▶ [Material]
_ _ _ _ _ _ _

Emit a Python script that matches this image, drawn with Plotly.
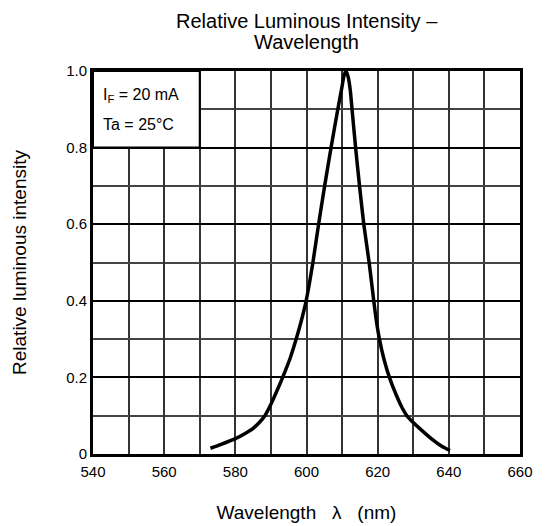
import plotly.graph_objects as go

# Data
wavelength_nm = [573, 576, 580, 583, 585, 587, 588.3, 590, 591.7, 593.3, 595.4, 597.1, 598.6,
                 599.9, 601.8, 603.4, 605.1, 606.9, 608.8, 610, 610.6, 611.1, 611.7, 612.3,
                 612.8, 613.8, 614.9, 616.1, 617.6, 618.9, 619.6, 620.5, 621.7, 623.3, 625.4,
                 626.9, 628.2, 629.7, 632, 635.6, 638, 640.3]
relative_intensity = [0.015, 0.025, 0.04, 0.055, 0.067, 0.085, 0.1, 0.13, 0.165, 0.2, 0.25,
                      0.3, 0.35, 0.4, 0.5, 0.6, 0.7, 0.8, 0.9, 0.96, 0.99, 1.0, 0.985, 0.95,
                      0.9, 0.8, 0.7, 0.6, 0.5, 0.4, 0.35, 0.3, 0.25, 0.2, 0.15,
                      0.12, 0.1, 0.085, 0.065, 0.036, 0.02, 0.009]
x_tick_vals = [540, 560, 580, 600, 620, 640, 660]
x_tick_text = ["540", "560", "580", "600", "620", "640", "660"]
y_tick_vals = [0, 0.2, 0.4, 0.6, 0.8, 1.0]
y_tick_text = ["0", "0.2", "0.4", "0.6", "0.8", "1.0"]
title_lines = ["Relative Luminous Intensity –", "Wavelength"]

FONT = "Liberation Sans, Arial, Helvetica, sans-serif"

W, H = 537, 518          # page adds an 8px body margin
ML, MR, MT, MB = 85, 25, 63, 72
PH = H - MT - MB

fig = go.Figure()
fig.add_trace(go.Scatter(
    x=wavelength_nm, y=relative_intensity, mode="lines",
    line=dict(color="black", width=3.5, shape="spline", smoothing=0.6),
    showlegend=False, hoverinfo="skip"))

# condition box
fig.add_shape(type="rect", xref="x", yref="y", x0=540, x1=570, y0=0.8, y1=1.0,
              fillcolor="white", line=dict(color="black", width=2), layer="above")
fig.add_annotation(x=542.3, y=0.935, xref="x", yref="y", xanchor="left", yanchor="middle",
                   text="I<sub>F</sub> = 20 mA", showarrow=False,
                   font=dict(family=FONT, size=16, color="black"))
fig.add_annotation(x=542.3, y=0.86, xref="x", yref="y", xanchor="left", yanchor="middle",
                   text="Ta = 25°C", showarrow=False,
                   font=dict(family=FONT, size=16, color="black"))

# title (two lines) as annotations, centres at figure y = 13 and 34
for line_text, fy in zip(title_lines, [13, 34]):
    fig.add_annotation(x=0.5, y=1 + (MT - fy) / PH, xref="paper", yref="paper",
                       xanchor="center", yanchor="middle",
                       text=line_text, showarrow=False,
                       font=dict(family=FONT, size=20, color="black"))

fig.update_layout(
    width=W, height=H,
    margin=dict(l=ML, r=MR, t=MT, b=MB, autoexpand=False),
    paper_bgcolor="white", plot_bgcolor="white",
    font=dict(family=FONT, size=15, color="black"),
)
fig.update_xaxes(
    range=[540, 660], tickvals=x_tick_vals, ticktext=x_tick_text,
    showgrid=True, gridcolor="#333333", gridwidth=1.5,
    minor=dict(dtick=10, tick0=540, showgrid=True, gridcolor="#333333", gridwidth=1.5),
    showline=True, linecolor="black", linewidth=3, mirror=True,
    ticks="", ticklabelstandoff=2, zeroline=False, automargin=False,
    tickfont=dict(family=FONT, size=15, color="black"),
    title=dict(text="Wavelength   λ   (nm)", standoff=27,
               font=dict(family=FONT, size=19, color="black")),
)
fig.update_yaxes(
    range=[0, 1.0], tickvals=y_tick_vals, ticktext=y_tick_text,
    showgrid=True, gridcolor="black", gridwidth=2,
    minor=dict(dtick=0.1, tick0=0, showgrid=True, gridcolor="#444444", gridwidth=1.5),
    showline=True, linecolor="black", linewidth=3, mirror=True,
    ticks="", zeroline=False, automargin=False,
    tickfont=dict(family=FONT, size=15, color="black"),
    title=dict(text="Relative luminous intensity", standoff=35,
               font=dict(family=FONT, size=19, color="black")),
)

fig.write_html("out.html")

_ _ _ _ _ _ _

▶ [Given task]
Extract the lines exactly, please: the first line of the listing, the line with "import plotly.graph_objects as go", and every line between them, but no pictures.

▶ [Answer to this exercise]
Emit a Python script that matches this image, drawn with Plotly.
import plotly.graph_objects as go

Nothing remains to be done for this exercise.